Monday, April 18, 2016

A Budding Scarlett O’Hara in Richmond, Virginia

Richmond, Va. postmark from March 24, 1850.
 
Collecting old letters is fascinating because they allow a personal glimpse into the past. Moreover, in letters and diaries, people often reveal feelings and aspects of themselves not found in more formal kinds of writing.

Letters are valued for their combination of association and content. Examples of associations are letters by George Washington or about the Civil War. Content implies dramatic information, say a soldier's account of a battle, as well as letters written with flair and style. 

The first page of Nell's letter—excerpts below…
 
A letter with personality to spare was written in 1850 by sixteen year old Eleanor (Nell) Meade to her sister Charlotte at City Point, Virginia now part of Hopewell, about 20 miles southeast of Richmond. Written home from Nell's boarding school in Richmond, the letter is filled with charm, humor and irony, but at every moment one senses Nell's determined will, the iron fist within the velvet glove. 

Home School was a Young Ladies' boarding school run by a Mrs. Minor in Richmond.
 
Although no dire events were transpiring, the way Nell reports it, there was never a dull moment. The letter starts out recounting the apparently serious illness of a teacher, Miss Hayman. The problem comes with the substitute, the appropriately named Miss Grubb,

one of these dictatorial persons it is so hard to mind; as Miss Steward said she is a person of very limited education, in hearing us she counts the most insignificant things a miss, faults marks have been very common this week….I just escaped having one, and got seven in deportment, the first time I have had anything but nines since I came here. No mind, I will pay her for it, if I live.

"I will pay her for it if I live---"

"My other dress is going the way of all flesh"

"I have nothing on earth to wear"
 
The main part of the letter concerns Nell’s new wardrobe. While she states that she is content to make over her old clothes, she then goes on to specify her exact needs (“I want everything pink this summer”), underlining her requests with the sad story of her old bonnet:

…as for my walking bonnet, it got so covered with coal dust, that one evening I saw it, and thought most certainly it was some bodies old mourning bonnet…I thought a little blowing would help it, but at the first puff, the house was so full of clouds of dust, that everybody getting choked, came running to see what was the matter, and found me puffing and blowing at my bonnet. Two or three days after that the crown fell out, and there was an end of my lovely bonnet.

The end of the bonnet.


Eleanor softens her tone a bit with a request that her mother instead of Charlotte should come to visit her, as her mother needs a little vacation. However, if we wish to second-guess Nell’s motives, perhaps she was thinking that a shopping spree in Richmond was more likely to take place with Mother in tow than with Sister.

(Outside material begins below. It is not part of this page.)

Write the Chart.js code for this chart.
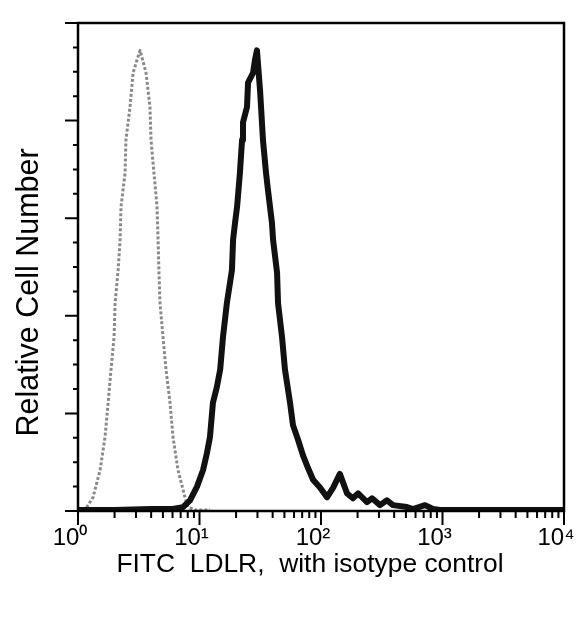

I had rather have Ma, because she stays at home so much, and it is my private opinion, publicly expressed, that after a while it will be impossible to move her, and a trip to Bolling Hall would be very beneficial.
 
A sharper tone returns to the letter with Nell’s characterization of Garnet, who

sits by me at table; whenever she gets almost enough to eat, she turns to me and says 'I’m almost happy.' It is a pretty hard matter to make her happy I can tell, she can devour more bread than any one I ever saw, it is wonderful how she escapes being choked.


It is wonderful how she escapes being choked.

 
Even today many boarding schools prescribe a Spartan regime as being good for developing character. At this point we can easily imagine Nell’s feeling on the subject:

I received a letter from Mildred day before yesterday, she is going to school in Staunton to Mr. Philips, who has thirty five boarders, and they make up their own beds, and sweep their floors every evening. I would not have to do it for a heap.

 I would not do it for a heap.

Nell intersperses her commands and tart observations with so much charm and wit that after a short while we feel as if we are part of her circle, enjoying her confidences. Her talent for writing raises her letter far above the ordinary, plodding letter home from school. She obviously added a lively element to the Home School crowd, and her sense of playfulness is nowhere more apparent than in her closing lines: 

“…believe believe me ever your loving, affectionate, attached, devoted, beautiful, lovely, intelligent, economical, tired--- sleepy--- Sister--- Nell.”
 
The Meades are a well-documented family, the bulk of their papers archived at the University of North Carolina. We can trace what happened to Nell, Charlotte and the others mentioned in this letter, but for now I would like to leave Nell as she was, a nascent Southern Belle on a Spring day in 1850.